5-Inch vs 6-Inch: A Comparison Summary
| Factor | 5-Inch K-Style | 6-Inch K-Style |
|---|---|---|
| Water capacity at Baltimore design rainfall | Up to ~1,200 sq ft tributary area | Up to ~1,800 sq ft tributary area |
| Typical Baltimore applications | Ranchers, rowhomes, smaller colonials | Larger colonials, steep pitches, long runs |
| Downspout size (typical) | 2x3 or 3x4 inch rectangular | 3x4 or 4x5 inch rectangular |
| Debris capacity | Standard | Greater — stays functional longer between cleanings |
| Weight when full of debris/water | Standard | Heavier — requires appropriate hanger spacing |
The Downspout Connection: Often More Important Than Gutter Width
The gutter size conversation often overshadows the equally important question of downspout sizing and placement. A properly sized gutter connected to an undersized downspout will back up and overflow just as reliably as an undersized gutter. For 6-inch gutters in Baltimore, we recommend 3x4 rectangular downspouts as a minimum, with 4x5 on longer runs or high-volume sections. Downspout placement should ensure no gutter run exceeds 40 feet without a downspout outlet — longer runs require midpoint or additional downspouts to prevent overflow at the far end from the downspout.

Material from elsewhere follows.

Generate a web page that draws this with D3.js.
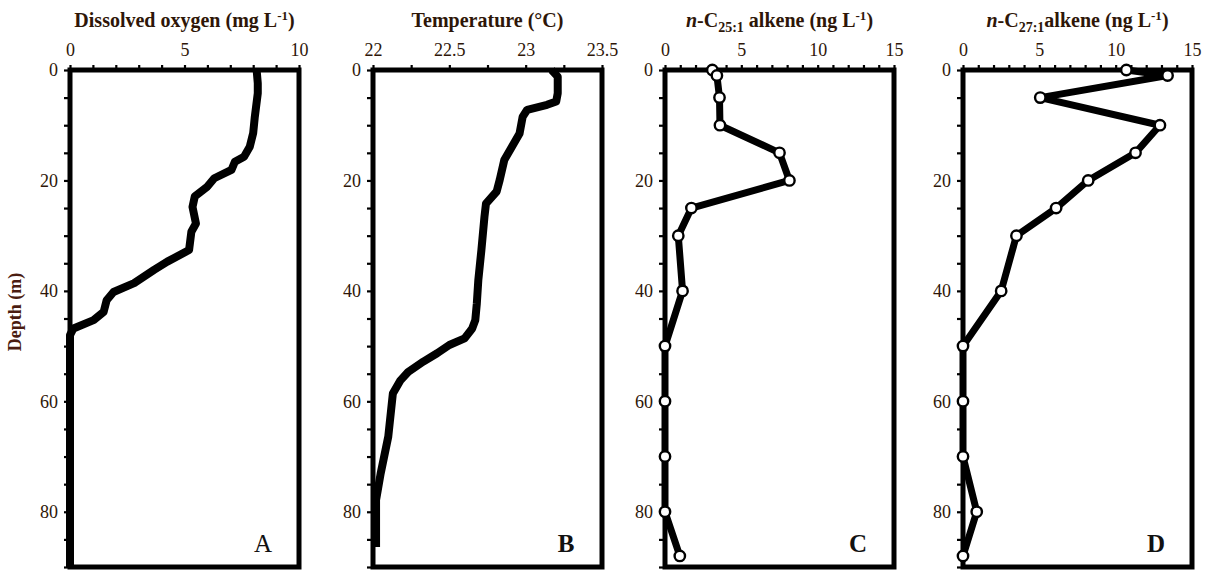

Why Some Contractors Default to the Wrong Size
There are a few reasons why gutter sizing errors are common in the Baltimore market. Some contractors default to 5-inch for every home because it's cheaper and faster to install — fewer discussions, one standard order, quicker fabrication. Others genuinely don't know how to calculate tributary area, pitch multipliers, and design rainfall intensity, so they use a rule of thumb that may or may not apply to your specific home. A few knowingly undersize because a lower-capacity system may seem functional until the first major rainstorm, long after the check has cleared.
The solution is to ask any gutter company you're considering how they sized their recommendation. If they can explain tributary area and pitch multiplier, they're doing it right. If they say "5-inch is standard" or "6-inch is what most people get," ask more questions.